A low evergreen shrub rarely more than 11⁄2 ft. high, whose slender, glabrous, wiry stems are clothed thickly with stiff, hard-textured leaves; young wood pinkish. Leaves linear-oblong, tapered at both ends, 1 to 11⁄2 in. long, 1⁄8 to 1⁄3 in. wide, but made to appear narrower than they really are by the recurving of the margins; dark green above, glaucous or slightly felted beneath. Flowers produced in short, compact clusters at the end of the shoots during May and succeeding months, each flower on a stalk 1⁄4 in. or less in length. The corolla is pink, 1⁄4 in. long, pitcher-shaped, contracted towards the mouth, where are five small recurved teeth. Calyx five-lobed, the lobes triangular, glaucous.
Native of the colder parts of the northern hemisphere, mostly confined to mountains in the southern part of its range and found most commonly in peat or sphagnum bogs. It is an interesting and pretty shrub, requiring a damp peaty soil to thrive in. In the Thames Valley it succeeds better if the ground in which it is planted is covered with an inch or two of sphagnum moss, which acts as a sponge in conserving moisture.

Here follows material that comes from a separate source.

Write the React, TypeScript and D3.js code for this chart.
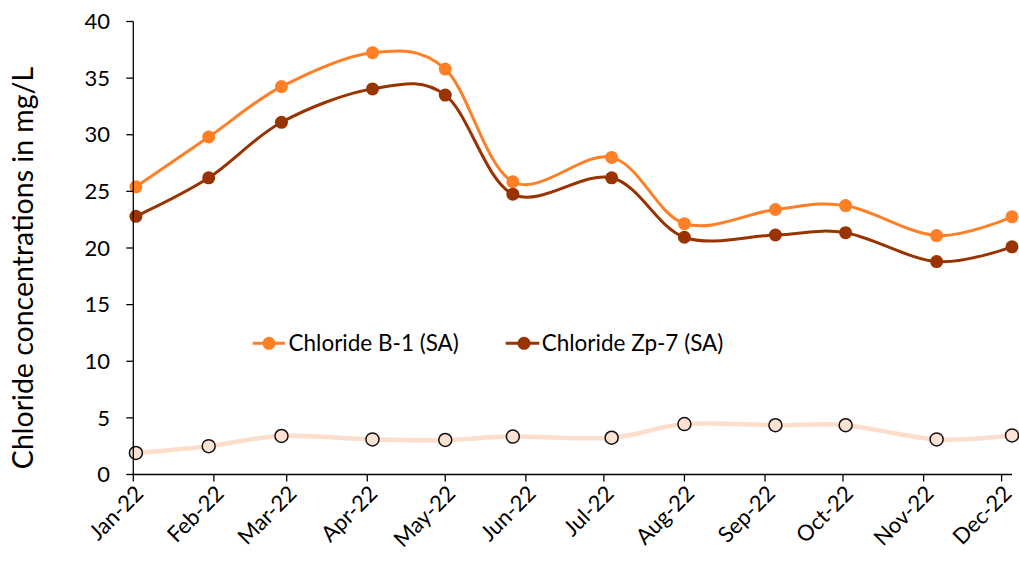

Botanists have, for the most part, considered it unnecessary to distinguish the many slightly differing forms of this species in the natural state, though many of these, as shown by cultivated plants, were named in horticultural literature of the early nineteenth century. In Japan, which appears to be the main source of the plants now cultivated in British gardens, some of these names have been taken up by local botanists. For example, Nakai has adopted var. minima G. Don for dwarf plants of prostrate habit with narrow leaves; and var. grandiflora Lodd. for more robust plants with broader leaves, conspicuously glaucous beneath and larger, deeper-coloured flowers. However, such variants are certainly not confined to Japan: the two names mentioned are in fact founded on plants of European origin.
Certain other epithets current in gardens, such as nana, compacta, congesta, appear to derive from Japanese horticultural names and have no botanical standing, though some may represent clones. The Japanese garden plant known as A. polifolia grandiflora compacta is of compact habit, with abundant coral-pink flowers and glaucous, pea-green leaves (K. Wada, Gard. Chron., May 15, 1965, p. 473). A plant similar to this was introduced from Japan between the wars and is usually grown as compacta or nana compacta, but the nomenclature is very confused. A beautiful white-flowered form collected in the mountains north of Tokyo was given an Award of Merit as A. p. compacta alba when shown by Roy Elliott, who introduced it, in 1959. Another white-flowered form was shown by Dr Giuseppi in 1934 as A. p. congesta.
A. glaucophylla Link – Leaves densely covered beneath with short, erect hairs; flower-stalks shorter than in A. polifolia. Native of N. America.
f. latifolia (Ait.) Rehd. A. polifolia var. latifolia Ait.; A. canescens Small – Leaves broader than in the type.
From the Supplement (Vol. V)
In addition to the selections mentioned, there is 'Macrophylla', introduced from Japan by Jack Drake in 1960. In this the leaves are not at all revolute and thus appear unusually broad. Flowers deep pink, tending to urceolate in shape. Habit compact (Richard Gorer in Bull. Alp. Gard. Soc., Vol. 39 (1971), p. 320; illustrated in Vol. 38, p. 392). It received a First Class Certificate in 1981.